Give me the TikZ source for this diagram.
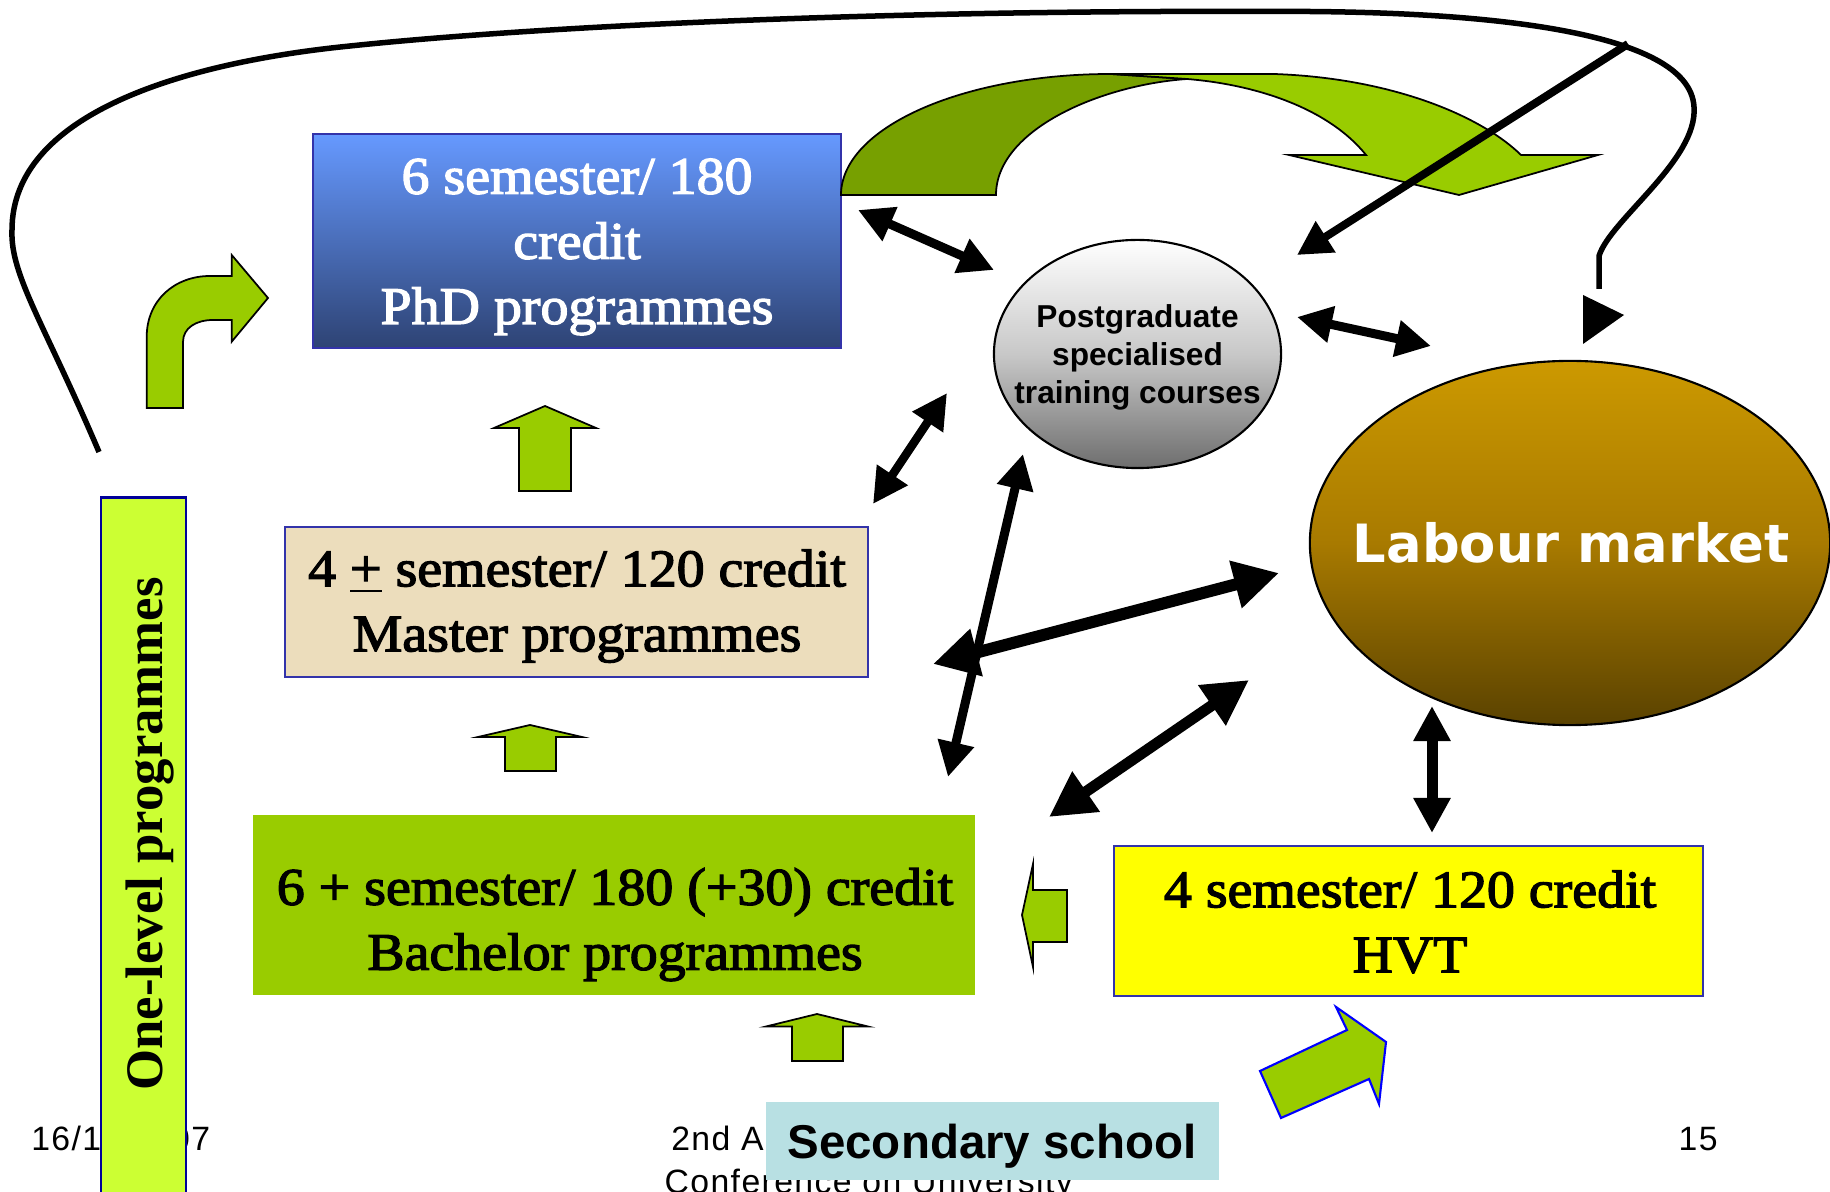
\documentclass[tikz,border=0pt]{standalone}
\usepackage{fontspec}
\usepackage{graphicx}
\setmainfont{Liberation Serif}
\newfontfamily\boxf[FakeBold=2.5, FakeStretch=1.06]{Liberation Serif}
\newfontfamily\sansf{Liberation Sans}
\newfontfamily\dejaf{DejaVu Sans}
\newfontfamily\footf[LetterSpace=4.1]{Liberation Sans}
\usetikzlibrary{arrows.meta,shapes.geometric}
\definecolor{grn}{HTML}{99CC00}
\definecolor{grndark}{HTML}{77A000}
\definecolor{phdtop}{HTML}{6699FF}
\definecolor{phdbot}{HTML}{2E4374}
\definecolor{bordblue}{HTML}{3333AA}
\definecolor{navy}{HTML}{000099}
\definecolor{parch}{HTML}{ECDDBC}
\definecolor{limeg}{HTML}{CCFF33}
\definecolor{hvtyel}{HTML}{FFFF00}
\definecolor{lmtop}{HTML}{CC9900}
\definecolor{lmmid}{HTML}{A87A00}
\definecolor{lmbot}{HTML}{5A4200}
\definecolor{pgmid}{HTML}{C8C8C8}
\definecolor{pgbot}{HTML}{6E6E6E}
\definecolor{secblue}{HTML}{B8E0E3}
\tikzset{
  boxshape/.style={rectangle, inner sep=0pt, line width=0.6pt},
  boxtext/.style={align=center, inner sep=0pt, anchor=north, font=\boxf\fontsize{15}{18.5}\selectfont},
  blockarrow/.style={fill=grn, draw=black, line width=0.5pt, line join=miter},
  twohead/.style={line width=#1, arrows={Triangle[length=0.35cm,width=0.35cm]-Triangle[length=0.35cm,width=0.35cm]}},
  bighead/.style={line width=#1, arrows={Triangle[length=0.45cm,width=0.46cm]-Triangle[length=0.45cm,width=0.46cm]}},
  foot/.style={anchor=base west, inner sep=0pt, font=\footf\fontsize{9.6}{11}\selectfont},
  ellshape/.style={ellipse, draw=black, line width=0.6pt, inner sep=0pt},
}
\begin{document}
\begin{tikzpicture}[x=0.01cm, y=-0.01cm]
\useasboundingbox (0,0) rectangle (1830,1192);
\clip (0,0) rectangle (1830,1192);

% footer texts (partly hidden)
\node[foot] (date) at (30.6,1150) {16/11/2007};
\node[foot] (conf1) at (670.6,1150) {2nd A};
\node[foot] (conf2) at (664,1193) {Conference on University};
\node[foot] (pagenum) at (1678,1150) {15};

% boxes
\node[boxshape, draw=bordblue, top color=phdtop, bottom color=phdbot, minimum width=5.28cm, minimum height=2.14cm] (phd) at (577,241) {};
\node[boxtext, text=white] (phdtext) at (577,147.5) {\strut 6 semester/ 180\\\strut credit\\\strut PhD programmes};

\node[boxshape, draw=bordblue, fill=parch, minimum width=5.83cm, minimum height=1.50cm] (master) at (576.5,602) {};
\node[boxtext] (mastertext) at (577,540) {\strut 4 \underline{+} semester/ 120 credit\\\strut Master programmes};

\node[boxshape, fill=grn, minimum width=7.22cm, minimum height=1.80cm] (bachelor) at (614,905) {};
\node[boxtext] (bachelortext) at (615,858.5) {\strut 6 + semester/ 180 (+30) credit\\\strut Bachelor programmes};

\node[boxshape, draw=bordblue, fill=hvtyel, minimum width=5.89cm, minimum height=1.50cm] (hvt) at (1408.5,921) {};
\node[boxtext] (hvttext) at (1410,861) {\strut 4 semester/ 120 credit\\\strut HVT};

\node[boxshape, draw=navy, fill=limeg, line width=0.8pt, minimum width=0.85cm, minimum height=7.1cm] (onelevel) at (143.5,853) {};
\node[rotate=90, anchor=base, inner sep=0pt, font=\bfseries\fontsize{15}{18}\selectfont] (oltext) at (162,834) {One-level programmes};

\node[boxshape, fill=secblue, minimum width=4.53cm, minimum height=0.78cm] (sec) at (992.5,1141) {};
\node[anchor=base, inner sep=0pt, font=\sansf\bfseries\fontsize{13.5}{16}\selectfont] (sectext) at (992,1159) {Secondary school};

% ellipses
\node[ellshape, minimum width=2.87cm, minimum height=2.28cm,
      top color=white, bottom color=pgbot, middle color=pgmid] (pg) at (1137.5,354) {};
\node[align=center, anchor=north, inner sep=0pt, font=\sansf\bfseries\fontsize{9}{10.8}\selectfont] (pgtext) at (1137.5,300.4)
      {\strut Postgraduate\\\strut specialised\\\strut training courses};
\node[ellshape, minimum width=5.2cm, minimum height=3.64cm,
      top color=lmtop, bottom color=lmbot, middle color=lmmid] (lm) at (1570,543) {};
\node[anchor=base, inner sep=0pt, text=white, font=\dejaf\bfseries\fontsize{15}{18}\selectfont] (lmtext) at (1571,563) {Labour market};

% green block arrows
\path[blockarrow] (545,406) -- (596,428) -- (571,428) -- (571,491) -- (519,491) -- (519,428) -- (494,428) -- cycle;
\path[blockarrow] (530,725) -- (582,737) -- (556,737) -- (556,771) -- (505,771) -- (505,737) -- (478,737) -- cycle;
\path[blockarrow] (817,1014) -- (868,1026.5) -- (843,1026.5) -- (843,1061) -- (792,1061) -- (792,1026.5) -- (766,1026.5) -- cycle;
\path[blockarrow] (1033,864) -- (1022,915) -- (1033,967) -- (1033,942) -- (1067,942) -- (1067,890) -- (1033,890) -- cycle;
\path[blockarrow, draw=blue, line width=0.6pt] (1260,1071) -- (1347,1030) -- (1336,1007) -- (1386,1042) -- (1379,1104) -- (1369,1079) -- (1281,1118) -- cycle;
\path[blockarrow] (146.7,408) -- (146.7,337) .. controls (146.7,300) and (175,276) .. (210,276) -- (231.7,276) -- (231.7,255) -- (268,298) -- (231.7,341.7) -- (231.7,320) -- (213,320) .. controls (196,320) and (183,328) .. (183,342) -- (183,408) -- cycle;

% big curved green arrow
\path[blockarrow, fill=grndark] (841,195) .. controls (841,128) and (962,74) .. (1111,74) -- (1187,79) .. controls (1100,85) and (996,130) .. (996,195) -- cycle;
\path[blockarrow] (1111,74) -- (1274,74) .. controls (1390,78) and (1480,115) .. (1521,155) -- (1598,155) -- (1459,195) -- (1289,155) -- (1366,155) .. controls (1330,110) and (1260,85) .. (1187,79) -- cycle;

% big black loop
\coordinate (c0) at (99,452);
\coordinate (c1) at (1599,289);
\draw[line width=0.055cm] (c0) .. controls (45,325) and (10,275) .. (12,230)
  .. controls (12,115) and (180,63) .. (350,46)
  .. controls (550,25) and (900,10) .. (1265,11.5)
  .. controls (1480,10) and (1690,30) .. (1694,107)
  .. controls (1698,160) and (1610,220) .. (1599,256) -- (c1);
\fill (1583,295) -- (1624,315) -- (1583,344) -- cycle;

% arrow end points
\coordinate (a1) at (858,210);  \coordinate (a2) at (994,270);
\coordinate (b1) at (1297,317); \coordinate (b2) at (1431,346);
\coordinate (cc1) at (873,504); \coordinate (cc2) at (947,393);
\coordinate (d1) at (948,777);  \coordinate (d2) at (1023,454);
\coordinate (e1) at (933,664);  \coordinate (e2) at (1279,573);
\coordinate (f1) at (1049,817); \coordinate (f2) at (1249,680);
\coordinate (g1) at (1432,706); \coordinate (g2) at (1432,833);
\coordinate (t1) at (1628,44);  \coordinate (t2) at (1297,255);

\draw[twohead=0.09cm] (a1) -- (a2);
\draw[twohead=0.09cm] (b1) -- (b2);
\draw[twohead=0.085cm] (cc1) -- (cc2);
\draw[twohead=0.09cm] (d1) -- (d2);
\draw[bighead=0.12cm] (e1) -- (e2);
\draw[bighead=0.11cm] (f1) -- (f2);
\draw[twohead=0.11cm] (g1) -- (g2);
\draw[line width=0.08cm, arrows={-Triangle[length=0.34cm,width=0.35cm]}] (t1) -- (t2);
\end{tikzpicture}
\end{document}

=-=-=

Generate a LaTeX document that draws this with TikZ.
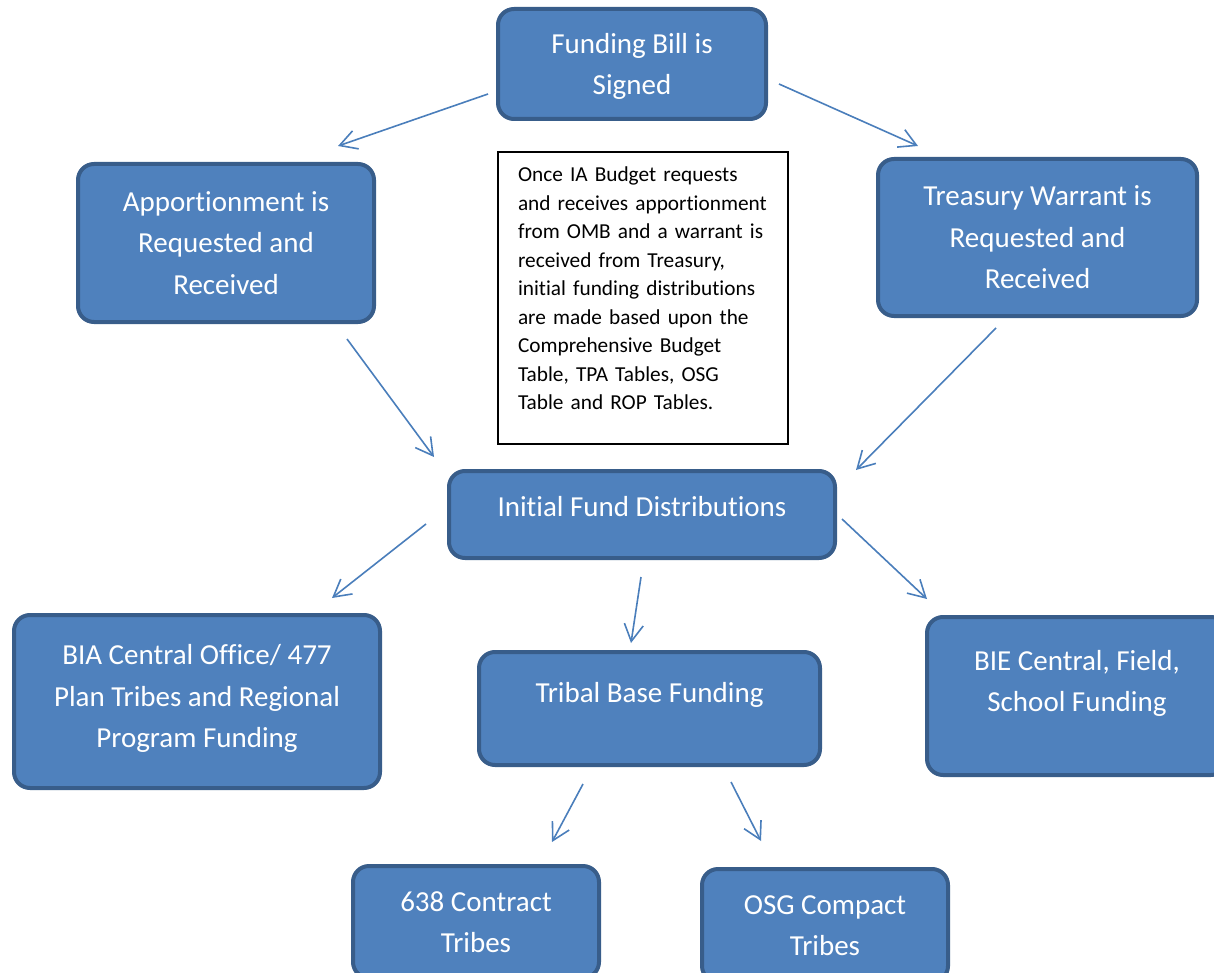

=-=-=

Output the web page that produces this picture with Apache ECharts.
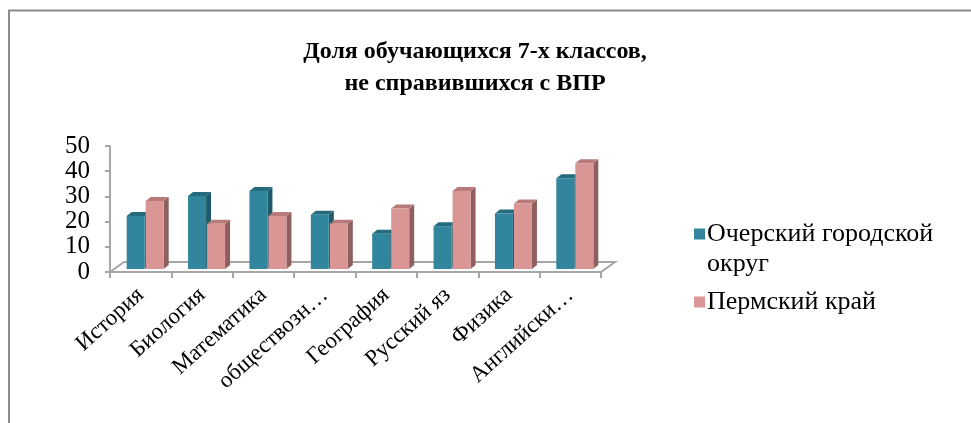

=-=-=

TASK DETAILS:
Select, from the listing, all lines that include the word "this".

TASK ANSWER:
Give me the TikZ source for this diagram.
Generate a LaTeX document that draws this with TikZ.
Output the web page that produces this picture with Apache ECharts.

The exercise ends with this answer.